Screenshots and type
If screenshots are of clean shapes without noise or a lot of gradients, WebP is the best choice, and PNG will also preserve the fine details of typography and user interface elements. Experiment with JPG as well to find the size/quality sweet spot.
Images API gives your team more control
Contentful’s Images API empowers your creative team to get the most out of your images — and keeps your technical team happy with fine-grained control over image formats, compression and high-performance delivery.
Interested in learning more about how to optimize your images with Contentful? Our Images API makes it easier.
Frequently asked questions (FAQs)
What is the difference between TIFF and JPEG?
Tag Image File Format, abbreviated TIFF or TIF, is an image file format that is popular among photographers, graphic artists, and the publishing industry. TIFF files are significantly larger than JPEG files and therefore not a viable image file format for the web.
What is the difference between a JPEG and a RAW file?
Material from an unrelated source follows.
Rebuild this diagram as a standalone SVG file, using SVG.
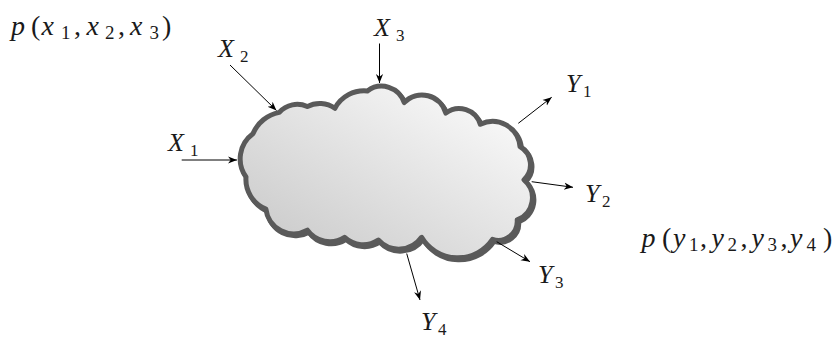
<svg xmlns="http://www.w3.org/2000/svg" width="835" height="340" viewBox="0 0 835 340">
  <style>
    text { font-family: "Liberation Serif", "Times New Roman", serif; fill: #1a1a1a; }
    .it { font-style: italic; }
    .big { font-size: 26px; }
    .sub { font-size: 17px; }
    .pbig { font-size: 28px; }
    .psub { font-size: 19px; }
    .conn { stroke: #000; stroke-width: 1; fill: none; marker-end: url(#ah); }
    .cl { stroke: #5a5a5a; stroke-width: 5; stroke-linejoin: round; }
  </style>
  <defs>
    <linearGradient id="cg" x1="0" y1="1" x2="1" y2="0">
      <stop offset="0" stop-color="#c6c6c6"/>
      <stop offset="1" stop-color="#ffffff"/>
    </linearGradient>
    <marker id="ah" viewBox="0 0 10 10" refX="10" refY="5" markerWidth="9" markerHeight="9" markerUnits="userSpaceOnUse" orient="auto">
      <path d="M0,1 L10,5 L0,9 L3,5 z" fill="#000"/>
    </marker>
    <path id="cloudpath" d="M279.3,112.4 A24 24 0 0 1 307.3,106.6 A26 26 0 0 1 334.9,108.3 A33 33 0 0 1 367.4,90.9 A23.7 23.7 0 0 1 404.2,102.6 A24.7 24.7 0 0 1 445.8,113.1 A22 22 0 0 1 480.3,124.3 A27.5 27.5 0 0 1 520,146.5 A21 21 0 0 1 524,179.8 A23.6 23.6 0 0 1 517.2,219.9 A19 19 0 0 1 492.5,239.4 A42 42 0 0 1 421.6,237.3 A27.7 27.7 0 0 1 378.3,240 A27 27 0 0 1 344.6,237.4 A27.5 27.5 0 0 1 307.4,230.2 A28 28 0 0 1 265.9,209.1 A32 32 0 0 1 246,176.9 A31 31 0 0 1 252.9,133.8 A36 36 0 0 1 279.3,112.4 Z"/>
  </defs>

  <g id="cloud">
    <use href="#cloudpath" class="cl" fill="#5a5a5a" transform="translate(1.5,2)"/>
    <use href="#cloudpath" class="cl" fill="url(#cg)"/>
  </g>

  <g id="connectors">
    <line class="conn" x1="181.7" y1="160" x2="237" y2="160"/>
    <line class="conn" x1="230" y1="65" x2="276.5" y2="110.5"/>
    <line class="conn" x1="379.5" y1="43.5" x2="379.5" y2="83"/>
    <line class="conn" x1="518.3" y1="123.3" x2="551.7" y2="97.3"/>
    <line class="conn" x1="531.7" y1="181.7" x2="573" y2="187.3"/>
    <line class="conn" x1="496.7" y1="241.7" x2="530" y2="261.7"/>
    <line class="conn" x1="406.7" y1="253.5" x2="420" y2="300"/>
  </g>

  <g id="label-px">
    <text class="pbig it" x="11" y="35">p</text>
    <text class="pbig" x="31" y="35">(</text>
    <text class="pbig it" x="41.5" y="35">x</text>
    <text class="psub" x="61" y="39">1</text>
    <text class="pbig" x="74" y="35">,</text>
    <text class="pbig it" x="86.5" y="35">x</text>
    <text class="psub" x="105" y="39">2</text>
    <text class="pbig" x="118" y="35">,</text>
    <text class="pbig it" x="130" y="35">x</text>
    <text class="psub" x="149.5" y="39">3</text>
    <text class="pbig" x="162" y="35">)</text>
  </g>

  <g id="label-py">
    <text class="pbig it" x="641.5" y="247">p</text>
    <text class="pbig" x="662" y="247">(</text>
    <text class="pbig it" x="673" y="247">y</text>
    <text class="psub" x="689" y="251">1</text>
    <text class="pbig" x="700" y="247">,</text>
    <text class="pbig it" x="711.5" y="247">y</text>
    <text class="psub" x="727.5" y="251">2</text>
    <text class="pbig" x="740.5" y="247">,</text>
    <text class="pbig it" x="751.5" y="247">y</text>
    <text class="psub" x="767.5" y="251">3</text>
    <text class="pbig" x="780.5" y="247">,</text>
    <text class="pbig it" x="790" y="247">y</text>
    <text class="psub" x="806.5" y="251">4</text>
    <text class="pbig" x="823" y="247">)</text>
  </g>

  <g id="X1"><text class="big it" x="168" y="151">X</text><text class="sub" x="190" y="156">1</text></g>
  <g id="X2"><text class="big it" x="218" y="57">X</text><text class="sub" x="240" y="62">2</text></g>
  <g id="X3"><text class="big it" x="374" y="36">X</text><text class="sub" x="396" y="41">3</text></g>
  <g id="Y1"><text class="big it" x="566" y="92">Y</text><text class="sub" x="583" y="97">1</text></g>
  <g id="Y2"><text class="big it" x="585" y="202">Y</text><text class="sub" x="602" y="207">2</text></g>
  <g id="Y3"><text class="big it" x="538" y="283">Y</text><text class="sub" x="555" y="288">3</text></g>
  <g id="Y4"><text class="big it" x="421" y="330">Y</text><text class="sub" x="438" y="335">4</text></g>
</svg>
RAW files are significantly bigger than all of the other image file types, including JPEG. They contain all of the information captured by a digital camera and are completely uncompressed. They cannot be used as an image file format for the web. They need to be opened and processed in an image editing software such as Adobe Photoshop and then saved in a different format such as JPEG to be used online.
What is lazy loading?
Lazy loading is a technique to reduce page load times by deferring the loading of images until they are needed. Because faster page load times significantly benefit user experience, search engine rankings often improve as well.